*AIM OF THE EXERCISE*:
Starting with the first line below, extract each line through the one that contains "const yearTicks = [1998, 1999, 2000];", inclusive, excluding pictures.

*COLLECTED MATERIAL*:
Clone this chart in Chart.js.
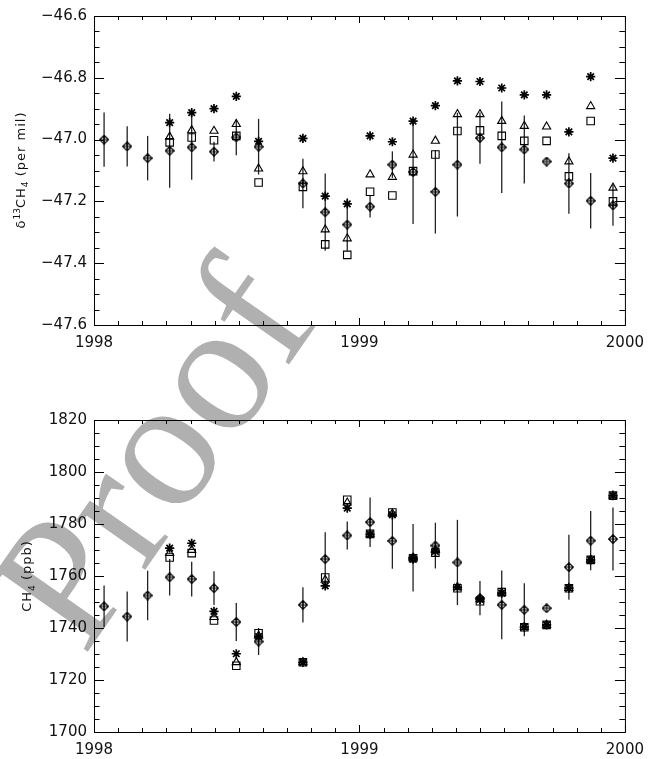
<!DOCTYPE html>
<html>
<head>
<meta charset="utf-8">
<script src="https://cdn.jsdelivr.net/npm/chart.js@4.4.1/dist/chart.umd.min.js"></script>
<style>
    body { margin: 0; background: #fff; }
    #page { position: relative; width: 653px; height: 759px; overflow: hidden; }
    #watermark {
        position: absolute; left: 84px; top: 502px;
        font-family: "Liberation Serif", serif; font-size: 185px; line-height: 1;
        color: #b0b0b0; white-space: nowrap;
        transform-origin: 0 155px; transform: rotate(-55deg);
    }
    .panel { position: absolute; left: 0; }
    #top-panel { top: 0; }
    #bottom-panel { top: 380px; }
    .ytitle {
        position: absolute; white-space: nowrap;
        font-family: "DejaVu Sans", sans-serif; font-size: 13px; letter-spacing: 1px; color: #111;
        transform: translate(-50%, -50%) rotate(-90deg);
    }
    .ytitle sup, .ytitle sub { font-size: 9px; letter-spacing: 0; }
</style>
</head>
<body>
<div id="page">
    <div id="watermark">Proof</div>
    <canvas id="top-panel" class="panel" width="653" height="380"></canvas>
    <canvas id="bottom-panel" class="panel" width="653" height="379"></canvas>
    <div class="ytitle" style="left:21px; top:170px;">&delta;<sup>13</sup>CH<sub>4</sub> (per mil)</div>
    <div class="ytitle" style="left:28px; top:576px;">CH<sub>4</sub> (ppb)</div>
</div>
<script>
"use strict";

// sampling dates, decimal years
const months = [1998.038, 1998.125, 1998.202, 1998.285, 1998.368, 1998.452, 1998.536, 1998.620,
    1998.787, 1998.871, 1998.954, 1999.040, 1999.124, 1999.202, 1999.286, 1999.369, 1999.454,
    1999.536, 1999.621, 1999.705, 1999.789, 1999.871, 1999.955];
const yearTicks = [1998, 1999, 2000];

// delta 13C (per mil)
const d13Obs = [-47.000, -47.022, -47.060, -47.036, -47.025, -47.039, -46.993, -47.023, -47.142, -47.235,
    -47.275, -47.217, -47.081, -47.105, -47.169, -47.081, -46.995, -47.025, -47.032, -47.071, -47.142,
    -47.198, -47.213];
const d13Err = [0.088, 0.065, 0.072, 0.120, 0.105, 0.032, 0.058, 0.090, 0.080, 0.125, 0.085, 0.035, 0.043,
    0.168, 0.135, 0.168, 0.083, 0.148, 0.110, 0, 0.098, 0.090, 0.066];
const d13Square = [null, null, null, -47.009, -46.993, -47.002, -46.988, -47.139, -47.153, -47.339, -47.373,
    -47.169, -47.181, -47.102, -47.048, -46.972, -46.970, -46.988, -47.004, -47.004, -47.119, -46.940, -47.200];
const d13Triangle = [null, null, null, -46.991, -46.970, -46.972, -46.950, -47.094, -47.103, -47.291, -47.320,
    -47.113, -47.121, -47.049, -47.004, -46.918, -46.918, -46.940, -46.956, -46.958, -47.071, -46.892, -47.156];
const d13Star = [null, null, null, -46.945, -46.913, -46.900, -46.860, -47.006, -46.996, -47.183, -47.208,
    -46.988, -47.007, -46.940, -46.890, -46.810, -46.812, -46.833, -46.855, -46.855, -46.975, -46.796, -47.060];
const d13Ticks = [-47.6, -47.4, -47.2, -47.0, -46.8, -46.6];

// CH4 (ppb)
const ch4Obs = [1748.3, 1744.4, 1752.5, 1759.5, 1758.8, 1755.3, 1742.3, 1734.8, 1748.9, 1766.5, 1775.6,
    1780.7, 1773.5, 1767.0, 1771.7, 1765.2, 1751.5, 1748.9, 1747.0, 1747.6, 1763.4, 1773.6, 1774.2];
const ch4Err = [8.0, 9.6, 9.5, 7.0, 6.7, 6.5, 7.3, 5.2, 6.8, 10.3, 5.4, 9.5, 10.7, 13.0, 8.8, 16.4, 6.6,
    13.2, 10.2, 0, 12.5, 11.4, 12.1];
const ch4Square = [null, null, null, 1767.1, 1768.8, 1742.9, 1725.5, 1738.0, 1726.8, 1759.4, 1789.3, 1776.2,
    1784.4, 1766.8, 1769.0, 1755.3, 1750.3, 1753.8, 1740.3, 1741.2, 1755.3, 1766.2, 1790.9];
const ch4Triangle = [null, null, null, 1768.8, 1770.0, 1744.2, 1726.8, 1737.0, 1726.8, 1758.5, 1788.2, 1776.0,
    1784.0, 1767.0, 1770.0, 1755.7, 1751.0, 1753.6, 1740.3, 1741.2, 1755.3, 1766.2, 1790.9];
const ch4Star = [null, null, null, 1770.7, 1772.6, 1746.4, 1730.1, 1736.7, 1726.8, 1756.2, 1786.1, 1776.0,
    1783.5, 1766.5, 1769.5, 1755.7, 1751.0, 1753.4, 1740.3, 1741.2, 1755.3, 1766.2, 1790.9];
const ch4Ticks = [1700, 1720, 1740, 1760, 1780, 1800, 1820];

const FONT = { family: "DejaVu Sans", size: 15 };

function makeDiamondPlus() {
    const c = document.createElement("canvas");
    c.width = 10;
    c.height = 10;
    const g = c.getContext("2d");
    g.strokeStyle = "#000";
    g.lineWidth = 1.2;
    g.beginPath();
    g.moveTo(5, 0.7); g.lineTo(9.3, 5); g.lineTo(5, 9.3); g.lineTo(0.7, 5);
    g.closePath();
    g.moveTo(5, 1); g.lineTo(5, 9);
    g.moveTo(1, 5); g.lineTo(9, 5);
    g.stroke();
    return c;
}

function toPoints(values) {
    return months.map((t, i) => ({ x: t, y: values[i] })).filter(p => p.y !== null);
}

function line(ctx, x1, y1, x2, y2) {
    ctx.beginPath();
    ctx.moveTo(x1, y1);
    ctx.lineTo(x2, y2);
    ctx.stroke();
}

const errorBarPlugin = {
    id: "errorBars",
    beforeDatasetsDraw(chart, args, opts) {
        const { ctx, scales: { x, y } } = chart;
        ctx.save();
        ctx.strokeStyle = "#222";
        ctx.lineWidth = 1.3;
        opts.values.forEach((v, i) => {
            const e = opts.errors[i];
            if (!e) return;
            const px = x.getPixelForValue(months[i]);
            line(ctx, px, y.getPixelForValue(v - e), px, y.getPixelForValue(v + e));
        });
        ctx.restore();
    }
};

const framePlugin = {
    id: "frame",
    afterDraw(chart, args, opts) {
        const { ctx, chartArea: a, scales: { x, y } } = chart;
        ctx.save();
        ctx.strokeStyle = "#000";
        ctx.lineWidth = 1;
        ctx.strokeRect(a.left + 0.5, a.top + 0.5, a.right - a.left, a.bottom - a.top);
        // y ticks, inward on both sides
        const nY = Math.round((opts.yMax - opts.yMin) / opts.yMinor);
        for (let k = 0; k <= nY; k++) {
            const py = Math.round(y.getPixelForValue(opts.yMin + k * opts.yMinor)) + 0.5;
            const len = k % 4 === 0 ? 10 : 5.5;
            line(ctx, a.left, py, a.left + len, py);
            line(ctx, a.right, py, a.right - len, py);
        }
        // x ticks, 11 per year
        for (let k = 0; k <= 22; k++) {
            const px = Math.round(x.getPixelForValue(1998 + k / 11)) + 0.5;
            const len = k % 11 === 0 ? 7 : 4;
            line(ctx, px, a.bottom, px, a.bottom - len);
            line(ctx, px, a.top, px, a.top + len);
        }
        ctx.restore();
    }
};

function getX(height) {
    return {
        type: "linear",
        min: 1998,
        max: 2000,
        afterFit: scale => { scale.height = height; },
        afterBuildTicks: scale => { scale.ticks = yearTicks.map(v => ({ value: v })); },
        grid: { display: false, drawTicks: false },
        border: { display: false },
        ticks: { font: FONT, color: "#111", padding: 9, autoSkip: false, maxRotation: 0,
            callback: v => String(v) }
    };
}

function getY(ticks, format) {
    return {
        min: ticks[0],
        max: ticks[ticks.length - 1],
        afterFit: scale => { scale.width = 94; },
        afterBuildTicks: scale => { scale.ticks = ticks.map(v => ({ value: v })); },
        grid: { display: false, drawTicks: false },
        border: { display: false },
        ticks: { font: FONT, color: "#111", padding: 7, callback: format }
    };
}

function buildDatasets(obs, square, triangle, star) {
    const common = { borderColor: "#000", backgroundColor: "rgba(0,0,0,0)", borderWidth: 1.1 };
    return [
        { ...common, data: toPoints(obs), pointStyle: makeDiamondPlus(), pointRadius: 5 },
        { ...common, data: toPoints(square), pointStyle: "rect", pointRadius: 5.3 },
        { ...common, data: toPoints(triangle), pointStyle: "triangle", pointRadius: 4.7 },
        { ...common, data: toPoints(star), pointStyle: "star", pointRadius: 4.6, borderWidth: 1.7 }
    ];
}

function scatterChart(location, datasets, ticks, format, padTop, xHeight, obs, err, minor) {
    const ctx = document.querySelector(location).getContext("2d");
    new Chart(ctx, {
        type: "scatter",
        data: { datasets },
        options: {
            responsive: false,
            animation: false,
            layout: { padding: { top: padTop, right: 21, left: 0, bottom: 0 } },
            scales: { x: getX(xHeight), y: getY(ticks, format) },
            plugins: {
                legend: { display: false },
                tooltip: { enabled: false },
                errorBars: { values: obs, errors: err },
                frame: { yMin: ticks[0], yMax: ticks[ticks.length - 1], yMinor: minor }
            }
        },
        plugins: [errorBarPlugin, framePlugin]
    });
}

function buildDeltaChart() {
    const format = v => (v < 0 ? "\u2212" : "") + Math.abs(v).toFixed(1);
    scatterChart("#top-panel", buildDatasets(d13Obs, d13Square, d13Triangle, d13Star),
        d13Ticks, format, 12, 55, d13Obs, d13Err, 0.05);
}

function buildMethaneChart() {
    scatterChart("#bottom-panel", buildDatasets(ch4Obs, ch4Square, ch4Triangle, ch4Star),
        ch4Ticks, v => String(v), 40, 27, ch4Obs, ch4Err, 5);
}

buildDeltaChart();
buildMethaneChart();
</script>
</body>
</html>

*RESULT*:
Clone this chart in Chart.js.
<!DOCTYPE html>
<html>
<head>
<meta charset="utf-8">
<script src="https://cdn.jsdelivr.net/npm/chart.js@4.4.1/dist/chart.umd.min.js"></script>
<style>
    body { margin: 0; background: #fff; }
    #page { position: relative; width: 653px; height: 759px; overflow: hidden; }
    #watermark {
        position: absolute; left: 84px; top: 502px;
        font-family: "Liberation Serif", serif; font-size: 185px; line-height: 1;
        color: #b0b0b0; white-space: nowrap;
        transform-origin: 0 155px; transform: rotate(-55deg);
    }
    .panel { position: absolute; left: 0; }
    #top-panel { top: 0; }
    #bottom-panel { top: 380px; }
    .ytitle {
        position: absolute; white-space: nowrap;
        font-family: "DejaVu Sans", sans-serif; font-size: 13px; letter-spacing: 1px; color: #111;
        transform: translate(-50%, -50%) rotate(-90deg);
    }
    .ytitle sup, .ytitle sub { font-size: 9px; letter-spacing: 0; }
</style>
</head>
<body>
<div id="page">
    <div id="watermark">Proof</div>
    <canvas id="top-panel" class="panel" width="653" height="380"></canvas>
    <canvas id="bottom-panel" class="panel" width="653" height="379"></canvas>
    <div class="ytitle" style="left:21px; top:170px;">&delta;<sup>13</sup>CH<sub>4</sub> (per mil)</div>
    <div class="ytitle" style="left:28px; top:576px;">CH<sub>4</sub> (ppb)</div>
</div>
<script>
"use strict";

// sampling dates, decimal years
const months = [1998.038, 1998.125, 1998.202, 1998.285, 1998.368, 1998.452, 1998.536, 1998.620,
    1998.787, 1998.871, 1998.954, 1999.040, 1999.124, 1999.202, 1999.286, 1999.369, 1999.454,
    1999.536, 1999.621, 1999.705, 1999.789, 1999.871, 1999.955];
const yearTicks = [1998, 1999, 2000];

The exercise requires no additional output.